### [Task details]
Please determine how many lines of the material include the word "matplotlib", and respond with nothing but that number.

### [Provided material]
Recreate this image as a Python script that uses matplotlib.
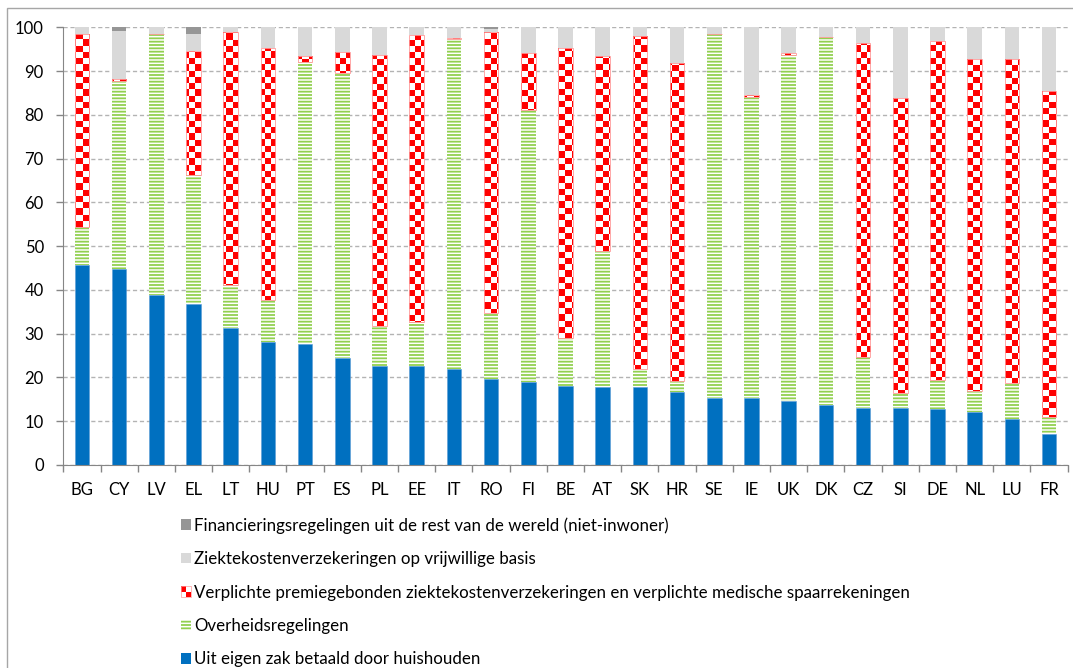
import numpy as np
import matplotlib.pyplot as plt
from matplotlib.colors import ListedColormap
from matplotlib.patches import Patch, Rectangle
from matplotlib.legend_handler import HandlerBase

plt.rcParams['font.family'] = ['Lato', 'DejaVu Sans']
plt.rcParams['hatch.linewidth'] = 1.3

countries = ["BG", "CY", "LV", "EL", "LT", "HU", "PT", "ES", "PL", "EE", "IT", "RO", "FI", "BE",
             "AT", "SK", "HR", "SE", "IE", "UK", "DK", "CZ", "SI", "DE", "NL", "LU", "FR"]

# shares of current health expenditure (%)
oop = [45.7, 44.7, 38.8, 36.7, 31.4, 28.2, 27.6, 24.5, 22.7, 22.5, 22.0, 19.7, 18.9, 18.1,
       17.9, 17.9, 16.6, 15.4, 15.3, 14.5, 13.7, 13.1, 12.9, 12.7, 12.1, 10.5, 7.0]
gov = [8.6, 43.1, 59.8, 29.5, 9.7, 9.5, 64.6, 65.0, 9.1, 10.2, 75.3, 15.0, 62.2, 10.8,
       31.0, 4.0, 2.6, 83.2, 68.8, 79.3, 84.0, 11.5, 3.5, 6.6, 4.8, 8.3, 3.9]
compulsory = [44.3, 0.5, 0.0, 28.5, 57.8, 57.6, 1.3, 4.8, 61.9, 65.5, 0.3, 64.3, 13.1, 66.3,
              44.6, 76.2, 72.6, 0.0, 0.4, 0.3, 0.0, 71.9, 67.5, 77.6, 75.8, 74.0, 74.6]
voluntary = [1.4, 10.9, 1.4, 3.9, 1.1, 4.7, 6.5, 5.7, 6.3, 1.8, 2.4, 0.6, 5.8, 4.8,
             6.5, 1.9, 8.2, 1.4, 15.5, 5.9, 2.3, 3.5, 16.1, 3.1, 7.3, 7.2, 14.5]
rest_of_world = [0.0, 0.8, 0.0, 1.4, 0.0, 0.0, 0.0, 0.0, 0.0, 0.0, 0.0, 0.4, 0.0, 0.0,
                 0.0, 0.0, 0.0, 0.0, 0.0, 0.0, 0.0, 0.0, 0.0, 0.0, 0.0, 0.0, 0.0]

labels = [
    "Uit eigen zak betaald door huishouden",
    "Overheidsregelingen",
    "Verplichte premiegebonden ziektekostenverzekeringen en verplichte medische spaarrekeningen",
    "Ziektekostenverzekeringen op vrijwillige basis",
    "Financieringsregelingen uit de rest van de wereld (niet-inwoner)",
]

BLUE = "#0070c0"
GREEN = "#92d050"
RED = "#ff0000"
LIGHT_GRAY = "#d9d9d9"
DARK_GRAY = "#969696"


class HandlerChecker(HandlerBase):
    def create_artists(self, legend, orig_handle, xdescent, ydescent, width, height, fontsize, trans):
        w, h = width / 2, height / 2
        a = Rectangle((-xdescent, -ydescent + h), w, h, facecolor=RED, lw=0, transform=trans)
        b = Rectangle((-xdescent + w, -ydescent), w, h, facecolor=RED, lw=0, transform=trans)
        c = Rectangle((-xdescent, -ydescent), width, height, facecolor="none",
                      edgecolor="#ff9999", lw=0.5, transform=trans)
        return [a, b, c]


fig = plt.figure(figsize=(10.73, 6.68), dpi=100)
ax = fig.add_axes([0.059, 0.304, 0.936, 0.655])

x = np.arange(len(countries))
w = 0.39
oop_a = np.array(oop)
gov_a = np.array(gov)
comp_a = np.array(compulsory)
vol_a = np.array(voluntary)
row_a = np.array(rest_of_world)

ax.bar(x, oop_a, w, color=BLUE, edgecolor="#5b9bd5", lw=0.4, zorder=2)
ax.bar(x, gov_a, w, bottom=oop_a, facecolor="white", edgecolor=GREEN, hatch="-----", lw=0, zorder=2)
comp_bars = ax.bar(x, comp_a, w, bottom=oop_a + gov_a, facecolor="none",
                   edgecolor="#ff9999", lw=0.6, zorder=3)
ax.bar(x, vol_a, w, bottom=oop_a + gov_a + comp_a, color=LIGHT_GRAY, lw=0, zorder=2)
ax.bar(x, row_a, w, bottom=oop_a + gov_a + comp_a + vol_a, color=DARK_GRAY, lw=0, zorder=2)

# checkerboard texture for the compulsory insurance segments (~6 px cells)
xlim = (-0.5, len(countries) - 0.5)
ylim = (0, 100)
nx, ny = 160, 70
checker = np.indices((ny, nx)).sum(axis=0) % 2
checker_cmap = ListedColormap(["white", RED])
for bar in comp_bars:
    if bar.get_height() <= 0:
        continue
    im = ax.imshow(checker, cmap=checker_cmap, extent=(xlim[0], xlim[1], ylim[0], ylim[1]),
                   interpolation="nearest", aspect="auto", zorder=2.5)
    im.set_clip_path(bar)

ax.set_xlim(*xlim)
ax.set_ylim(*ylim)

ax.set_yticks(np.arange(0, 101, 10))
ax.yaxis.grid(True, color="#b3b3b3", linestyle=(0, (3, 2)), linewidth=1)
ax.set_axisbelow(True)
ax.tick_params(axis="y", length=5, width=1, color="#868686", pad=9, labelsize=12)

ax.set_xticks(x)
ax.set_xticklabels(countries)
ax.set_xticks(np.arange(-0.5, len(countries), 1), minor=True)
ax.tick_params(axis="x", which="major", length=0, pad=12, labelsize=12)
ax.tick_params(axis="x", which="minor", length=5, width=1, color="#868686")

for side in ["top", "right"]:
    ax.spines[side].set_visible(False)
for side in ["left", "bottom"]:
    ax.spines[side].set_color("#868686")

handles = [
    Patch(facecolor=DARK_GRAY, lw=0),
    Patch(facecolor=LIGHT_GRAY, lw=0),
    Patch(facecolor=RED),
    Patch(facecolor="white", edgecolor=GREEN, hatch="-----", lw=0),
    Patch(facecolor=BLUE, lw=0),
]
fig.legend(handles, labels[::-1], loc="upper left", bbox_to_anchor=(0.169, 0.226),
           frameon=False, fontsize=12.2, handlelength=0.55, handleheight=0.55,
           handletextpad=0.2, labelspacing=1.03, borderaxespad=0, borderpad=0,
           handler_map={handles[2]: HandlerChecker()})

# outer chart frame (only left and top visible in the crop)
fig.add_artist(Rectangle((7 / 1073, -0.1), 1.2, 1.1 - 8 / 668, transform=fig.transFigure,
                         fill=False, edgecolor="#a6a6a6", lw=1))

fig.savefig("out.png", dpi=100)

### [Result below]
5